= REQUIRED WORK =
Search the data for the word "this". Reproduce every line where it is found.

= AVAILABLE DATA =

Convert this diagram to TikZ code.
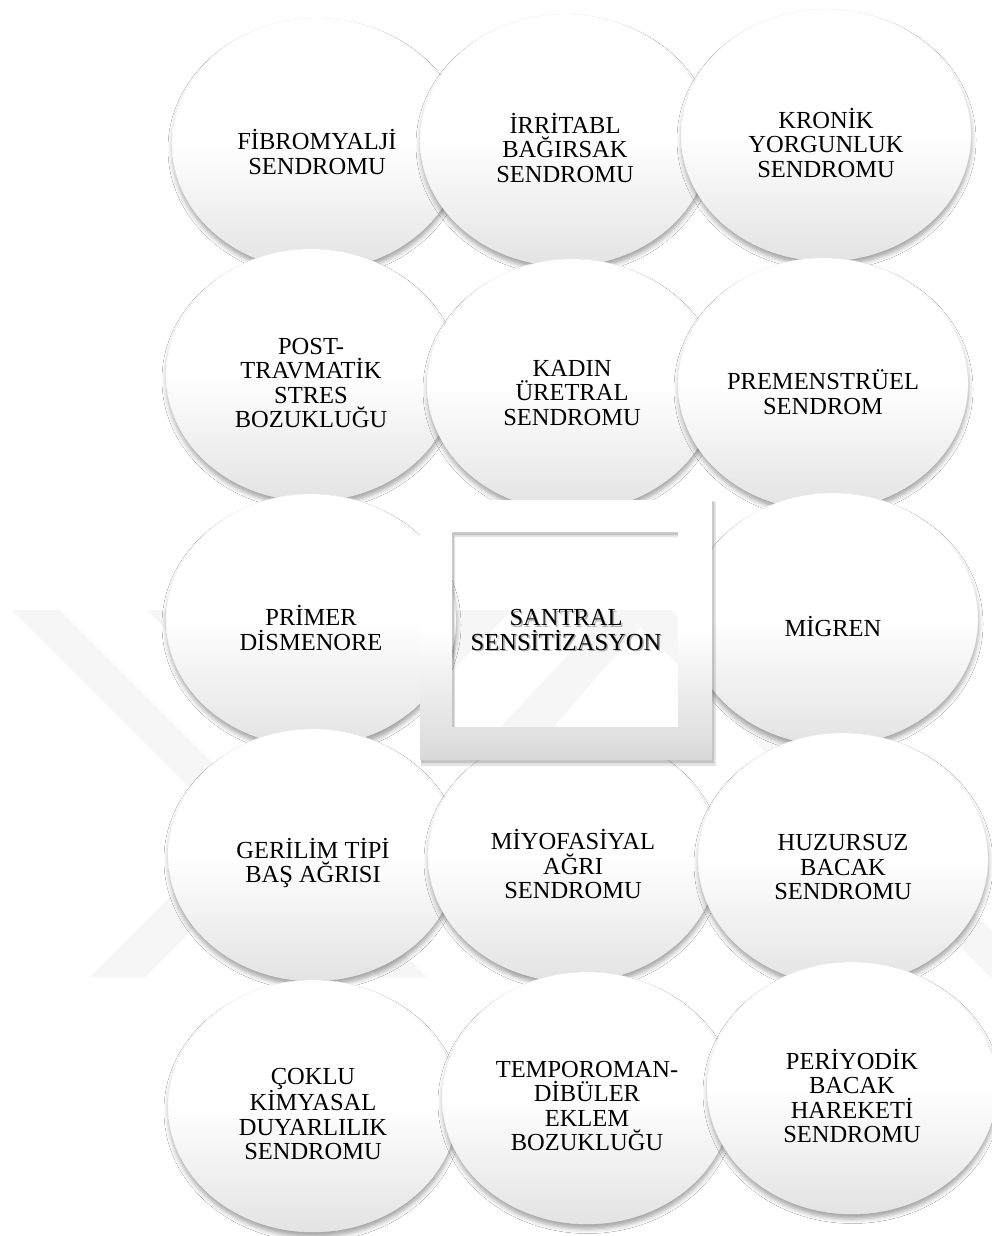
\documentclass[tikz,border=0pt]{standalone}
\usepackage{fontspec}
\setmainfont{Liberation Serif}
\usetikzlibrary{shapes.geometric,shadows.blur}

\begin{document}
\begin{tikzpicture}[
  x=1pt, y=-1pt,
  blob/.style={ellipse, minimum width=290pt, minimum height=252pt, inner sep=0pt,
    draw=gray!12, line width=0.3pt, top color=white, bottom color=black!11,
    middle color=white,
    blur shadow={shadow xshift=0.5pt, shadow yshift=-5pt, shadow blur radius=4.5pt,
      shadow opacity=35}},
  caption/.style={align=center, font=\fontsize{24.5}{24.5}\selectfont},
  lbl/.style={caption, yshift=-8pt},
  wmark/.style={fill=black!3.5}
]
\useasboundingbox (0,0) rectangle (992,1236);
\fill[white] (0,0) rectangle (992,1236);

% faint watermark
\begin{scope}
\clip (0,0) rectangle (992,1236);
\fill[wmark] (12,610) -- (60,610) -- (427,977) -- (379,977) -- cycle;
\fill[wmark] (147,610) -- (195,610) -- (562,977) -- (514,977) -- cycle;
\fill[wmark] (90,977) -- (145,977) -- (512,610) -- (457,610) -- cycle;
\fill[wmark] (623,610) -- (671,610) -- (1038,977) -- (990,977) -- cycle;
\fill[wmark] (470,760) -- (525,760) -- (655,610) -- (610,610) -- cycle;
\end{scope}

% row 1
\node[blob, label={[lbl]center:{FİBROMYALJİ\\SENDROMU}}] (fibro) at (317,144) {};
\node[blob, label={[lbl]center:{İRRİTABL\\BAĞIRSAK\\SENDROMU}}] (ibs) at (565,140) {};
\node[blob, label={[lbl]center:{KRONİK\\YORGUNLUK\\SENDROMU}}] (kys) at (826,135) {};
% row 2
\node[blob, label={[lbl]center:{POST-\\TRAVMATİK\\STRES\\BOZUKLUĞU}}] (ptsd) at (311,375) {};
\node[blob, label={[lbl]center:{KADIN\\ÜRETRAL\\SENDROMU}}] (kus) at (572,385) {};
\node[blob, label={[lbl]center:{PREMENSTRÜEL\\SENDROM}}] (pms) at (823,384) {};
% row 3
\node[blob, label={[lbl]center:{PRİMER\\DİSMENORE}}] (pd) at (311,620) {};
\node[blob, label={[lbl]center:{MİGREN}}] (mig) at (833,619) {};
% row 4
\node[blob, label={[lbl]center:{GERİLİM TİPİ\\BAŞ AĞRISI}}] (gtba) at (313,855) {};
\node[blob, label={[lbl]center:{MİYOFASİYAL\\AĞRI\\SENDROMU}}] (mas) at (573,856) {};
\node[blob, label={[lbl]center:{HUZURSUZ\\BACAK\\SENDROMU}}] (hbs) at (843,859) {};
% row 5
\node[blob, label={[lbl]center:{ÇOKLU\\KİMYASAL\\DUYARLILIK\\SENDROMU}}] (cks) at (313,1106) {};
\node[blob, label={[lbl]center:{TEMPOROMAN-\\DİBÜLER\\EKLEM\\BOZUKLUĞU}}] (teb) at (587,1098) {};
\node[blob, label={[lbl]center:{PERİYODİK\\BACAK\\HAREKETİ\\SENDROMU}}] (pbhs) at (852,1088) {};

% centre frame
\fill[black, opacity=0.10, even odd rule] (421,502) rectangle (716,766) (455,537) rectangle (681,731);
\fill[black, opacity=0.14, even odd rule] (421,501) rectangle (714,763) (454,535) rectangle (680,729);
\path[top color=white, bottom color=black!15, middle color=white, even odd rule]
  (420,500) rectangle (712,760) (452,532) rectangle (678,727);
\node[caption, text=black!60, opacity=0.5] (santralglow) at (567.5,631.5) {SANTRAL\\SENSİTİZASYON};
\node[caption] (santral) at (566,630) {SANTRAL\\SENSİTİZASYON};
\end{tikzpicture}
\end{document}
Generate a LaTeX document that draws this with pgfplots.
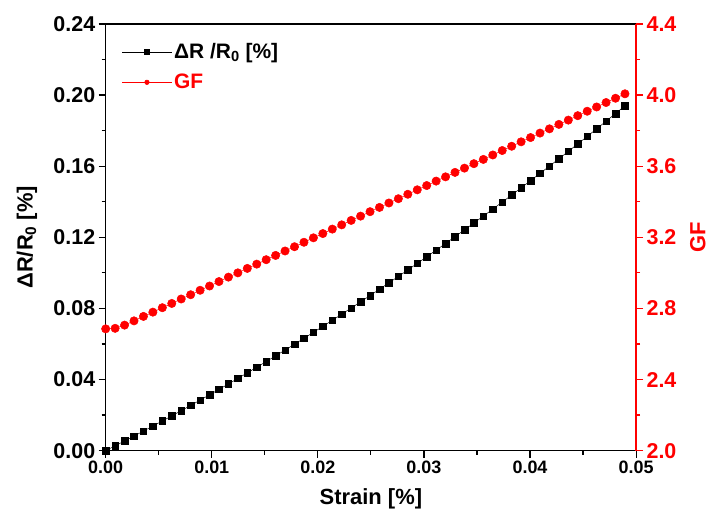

= EXERCISE RESPONSE =
Convert this diagram to TikZ code.
Generate a LaTeX document that draws this with pgfplots.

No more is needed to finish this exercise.